2. Protect the routines that work for your family or baby. I have close to a one-hour commute to and from work, so my husband does both daycare drop off and pick up. I struggled with this decision, I cried over it, but then I realized it works great for our family! All three of us are happy with it, yet sometimes I catch myself trying to justify it to others. Then I stop and remind myself that I don’t need to. It’s no one else’s business! So, whether it is daycare routines, naptime routines, or feeding routines, you don’t owe anyone an explanation about what works for your family or baby.

3. You’ll judge and be judged. As a parent you’ll be judged by others regarding a plethora of parenting practices. And guess what… you’ll judge other parents too! I didn’t realize how much I judged other parents until I became one myself. Before I had my daughter, I was your typical non-parent making my way through Target on a Saturday afternoon judging the mom with three screaming kids in her cart. I admit I still catch myself doing this on occasion. It’s human nature to judge, but what we can do is stop ourselves. I challenge all of us to stop when we have a judging thought and put ourselves in the other parent’s shoes. We have no idea what sort of day they’ve had or what their parenting situation is. They are doing the same thing we are… just trying to survive it all! Also, if someone openly judges you about your parenting choices don’t take it personally and move on!

4. It’s ok to look forward to your baby’s bedtime. I mean, let’s face it, we all love our children and the time we get to spend with them, but once they go to bed we finally have the opportunity to get stuff done! (Or have a yummy glass of wine while watching our favorite reality TV show). Whatever you choose to do with that time, don’t beat yourself up for looking forward to it. You are working hard and you deserve it. Enjoy mama!

 What This New Mom Has Learned 9 Months In | Twin Cities Moms Blog

5. Breastfeeding might not go the way you expected. I was riding the breastfeeding train full force before I had my baby. I planned to breastfeed for at least six months or more and was ready to go! Then once I had my baby she wasn’t getting enough milk from me and we had to start supplementing with formula, per her doctor’s orders. I had to work really hard to get my supply to the point where I had enough for her, and even at that point it was hit or miss. I cried to my husband one night, “I can’t even feed my own baby!” There are a lot of strong opinions out there about breastfeeding and you will get a lot of people asking you “how’s breastfeeding going?” If it’s not going well it can get a new mama down. I figured out what worked best for my baby and me, and I accepted it. Every mother’s breastfeeding journey is different. Don’t let anyone get you down about what you decide to do.

6. Listen to your gut. They don’t call it “mother’s intuition” for nothing. We are programed by nature to instinctively know when and how to protect our child. That is where mother’s intuition kicks in, or what I like to refer to as “mama bear.” If doctors, friends, grandparents, etc. are telling you to do something a certain way or are telling you everything is ok, but mama bear comes out because you believe the contrary, then follow your gut. Even if what is worrying you ends up being nothing, at least you will sleep better at night knowing that you did something about it.

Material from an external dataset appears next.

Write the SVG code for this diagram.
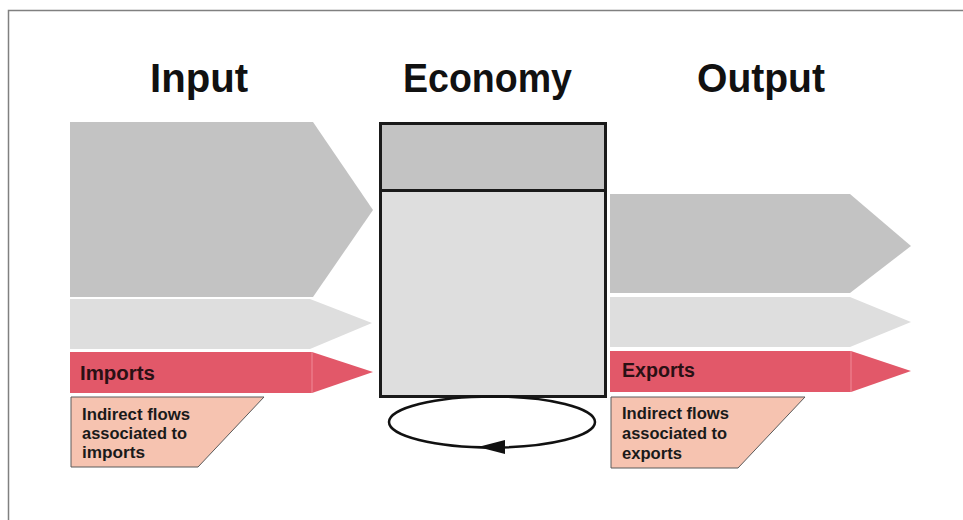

As a warning, know that mama bear can come out quite fiercely at times. Be ready to tame her when needed.

7. You will experience mommy guilt. It’s inevitable. If you work, you might experience mommy guilt because you decide to get drinks with your girlfriends after work instead of heading home to see your baby. If you stay at home, you might feel mommy guilt because the baby was such a handful that day that you never got around to any of the other things you wanted to do like laundry, bills, or scheduling that next play date. As mothers we hold such high expectations of ourselves that it can get to the point of being unrealistic. Remind yourself that it is ok if you see your girlfriends for drinks, and that laundry… it can be done tomorrow.

8. Keep your best friends closer than ever. You’ll need them. You’ll need the ones with kids and the ones without kids too. My friends with kids help me realize all the time that my feelings about mommyhood, both good and bad, are all normal and that I’m not crazy. My friends without kids help me remember who I was before I was a mom and that I don’t want to completely lose my old self to mommyhood! It can be easy to put your friendships on the back burner as a new mom. Always make a conscious effort to connect with your friends.

9. Finally, let’s not forget about that person who made this all possible… your husband. Or your significant other, or your boyfriend, or whoever is helping you raise your little bundle of joy. New babies challenge your relationship like nothing else. You’ll laugh, you’ll cry and you’ll fight. My husband and I have made it through many challenges during our marriage, but being new parents has forced us to communicate on an entirely different level. What my husband and I have learned over the past nine months is that we cannot take each other for granted now that we have a baby. Our marriage needs to be the priority more than ever before.

That is what I have learned nine months in. It has been a crazy ride, but worth every moment! What did you learn as a new mom?